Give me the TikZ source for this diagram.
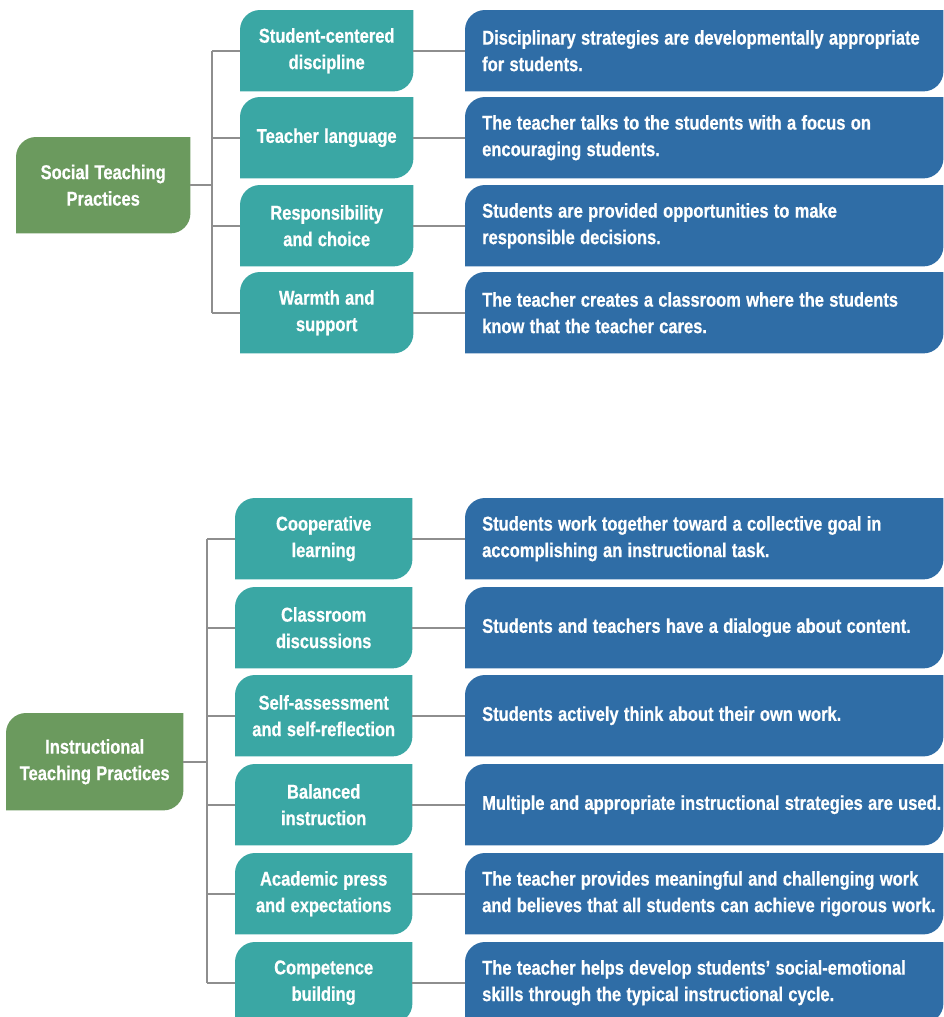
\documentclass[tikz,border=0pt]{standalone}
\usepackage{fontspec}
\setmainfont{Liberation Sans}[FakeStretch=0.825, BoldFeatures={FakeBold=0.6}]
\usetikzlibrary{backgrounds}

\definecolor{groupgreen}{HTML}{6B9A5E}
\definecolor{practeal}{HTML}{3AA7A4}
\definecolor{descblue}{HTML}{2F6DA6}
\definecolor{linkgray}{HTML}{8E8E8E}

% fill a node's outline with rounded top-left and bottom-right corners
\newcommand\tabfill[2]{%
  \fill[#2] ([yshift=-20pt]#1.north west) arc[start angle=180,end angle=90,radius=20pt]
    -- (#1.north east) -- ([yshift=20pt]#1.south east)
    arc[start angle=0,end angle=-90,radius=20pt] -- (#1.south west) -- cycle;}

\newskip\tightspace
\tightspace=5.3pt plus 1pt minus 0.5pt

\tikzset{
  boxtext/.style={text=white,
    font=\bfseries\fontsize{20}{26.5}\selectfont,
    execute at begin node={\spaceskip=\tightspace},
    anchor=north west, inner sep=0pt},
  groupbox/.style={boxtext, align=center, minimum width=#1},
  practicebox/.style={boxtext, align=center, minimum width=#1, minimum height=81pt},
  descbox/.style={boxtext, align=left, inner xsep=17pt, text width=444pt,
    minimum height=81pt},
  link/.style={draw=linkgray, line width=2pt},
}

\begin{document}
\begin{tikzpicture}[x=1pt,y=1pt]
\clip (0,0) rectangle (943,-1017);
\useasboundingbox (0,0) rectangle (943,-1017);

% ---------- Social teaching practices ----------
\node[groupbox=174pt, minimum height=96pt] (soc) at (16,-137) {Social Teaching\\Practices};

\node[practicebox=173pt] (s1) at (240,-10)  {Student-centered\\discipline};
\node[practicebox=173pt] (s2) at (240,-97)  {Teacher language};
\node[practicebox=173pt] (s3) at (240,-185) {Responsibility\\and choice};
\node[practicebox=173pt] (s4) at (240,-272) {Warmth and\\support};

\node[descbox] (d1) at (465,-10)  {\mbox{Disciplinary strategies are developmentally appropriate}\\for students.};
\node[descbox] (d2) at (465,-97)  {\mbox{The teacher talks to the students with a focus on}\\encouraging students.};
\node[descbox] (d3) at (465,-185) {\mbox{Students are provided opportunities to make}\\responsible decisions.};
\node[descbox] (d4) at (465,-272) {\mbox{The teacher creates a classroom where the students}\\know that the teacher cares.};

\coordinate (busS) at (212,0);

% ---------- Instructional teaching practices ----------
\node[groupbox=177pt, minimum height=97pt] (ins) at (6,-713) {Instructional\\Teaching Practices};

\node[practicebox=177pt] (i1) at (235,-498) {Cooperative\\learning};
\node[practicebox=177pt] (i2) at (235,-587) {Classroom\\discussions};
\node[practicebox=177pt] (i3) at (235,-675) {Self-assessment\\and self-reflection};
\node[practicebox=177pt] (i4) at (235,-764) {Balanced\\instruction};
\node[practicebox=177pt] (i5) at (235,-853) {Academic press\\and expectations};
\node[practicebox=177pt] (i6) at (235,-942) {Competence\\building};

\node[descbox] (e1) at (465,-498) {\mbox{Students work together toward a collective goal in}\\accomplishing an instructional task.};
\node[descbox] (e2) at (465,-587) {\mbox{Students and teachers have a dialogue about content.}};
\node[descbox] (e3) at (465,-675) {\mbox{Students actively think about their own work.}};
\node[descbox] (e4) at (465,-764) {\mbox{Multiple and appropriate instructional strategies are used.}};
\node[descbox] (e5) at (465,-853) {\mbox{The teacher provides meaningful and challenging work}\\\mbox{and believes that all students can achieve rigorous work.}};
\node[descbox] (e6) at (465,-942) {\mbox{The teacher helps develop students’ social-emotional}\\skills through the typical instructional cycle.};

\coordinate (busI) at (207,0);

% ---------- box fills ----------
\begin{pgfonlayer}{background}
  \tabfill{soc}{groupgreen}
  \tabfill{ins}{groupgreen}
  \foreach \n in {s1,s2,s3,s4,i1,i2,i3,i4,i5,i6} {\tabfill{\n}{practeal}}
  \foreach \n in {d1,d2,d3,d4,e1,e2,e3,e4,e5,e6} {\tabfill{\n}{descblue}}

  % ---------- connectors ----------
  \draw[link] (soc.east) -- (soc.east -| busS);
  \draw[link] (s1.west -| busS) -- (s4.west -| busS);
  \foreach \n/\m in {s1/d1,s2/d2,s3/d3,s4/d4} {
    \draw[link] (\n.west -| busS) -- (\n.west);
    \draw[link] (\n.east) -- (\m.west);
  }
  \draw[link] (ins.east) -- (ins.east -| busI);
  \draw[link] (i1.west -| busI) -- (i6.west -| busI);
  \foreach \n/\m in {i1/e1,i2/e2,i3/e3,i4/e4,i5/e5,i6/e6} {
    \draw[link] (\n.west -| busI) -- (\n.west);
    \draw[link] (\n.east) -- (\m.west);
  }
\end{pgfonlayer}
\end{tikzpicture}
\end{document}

Directions for this task ▸ Reproduce the material above exactly, first line through the line that contains "(s4) at (240,-272)", minus the pictures.

Worked solution ▸
Give me the TikZ source for this diagram.
\documentclass[tikz,border=0pt]{standalone}
\usepackage{fontspec}
\setmainfont{Liberation Sans}[FakeStretch=0.825, BoldFeatures={FakeBold=0.6}]
\usetikzlibrary{backgrounds}

\definecolor{groupgreen}{HTML}{6B9A5E}
\definecolor{practeal}{HTML}{3AA7A4}
\definecolor{descblue}{HTML}{2F6DA6}
\definecolor{linkgray}{HTML}{8E8E8E}

% fill a node's outline with rounded top-left and bottom-right corners
\newcommand\tabfill[2]{%
  \fill[#2] ([yshift=-20pt]#1.north west) arc[start angle=180,end angle=90,radius=20pt]
    -- (#1.north east) -- ([yshift=20pt]#1.south east)
    arc[start angle=0,end angle=-90,radius=20pt] -- (#1.south west) -- cycle;}

\newskip\tightspace
\tightspace=5.3pt plus 1pt minus 0.5pt

\tikzset{
  boxtext/.style={text=white,
    font=\bfseries\fontsize{20}{26.5}\selectfont,
    execute at begin node={\spaceskip=\tightspace},
    anchor=north west, inner sep=0pt},
  groupbox/.style={boxtext, align=center, minimum width=#1},
  practicebox/.style={boxtext, align=center, minimum width=#1, minimum height=81pt},
  descbox/.style={boxtext, align=left, inner xsep=17pt, text width=444pt,
    minimum height=81pt},
  link/.style={draw=linkgray, line width=2pt},
}

\begin{document}
\begin{tikzpicture}[x=1pt,y=1pt]
\clip (0,0) rectangle (943,-1017);
\useasboundingbox (0,0) rectangle (943,-1017);

% ---------- Social teaching practices ----------
\node[groupbox=174pt, minimum height=96pt] (soc) at (16,-137) {Social Teaching\\Practices};

\node[practicebox=173pt] (s1) at (240,-10)  {Student-centered\\discipline};
\node[practicebox=173pt] (s2) at (240,-97)  {Teacher language};
\node[practicebox=173pt] (s3) at (240,-185) {Responsibility\\and choice};
\node[practicebox=173pt] (s4) at (240,-272) {Warmth and\\support};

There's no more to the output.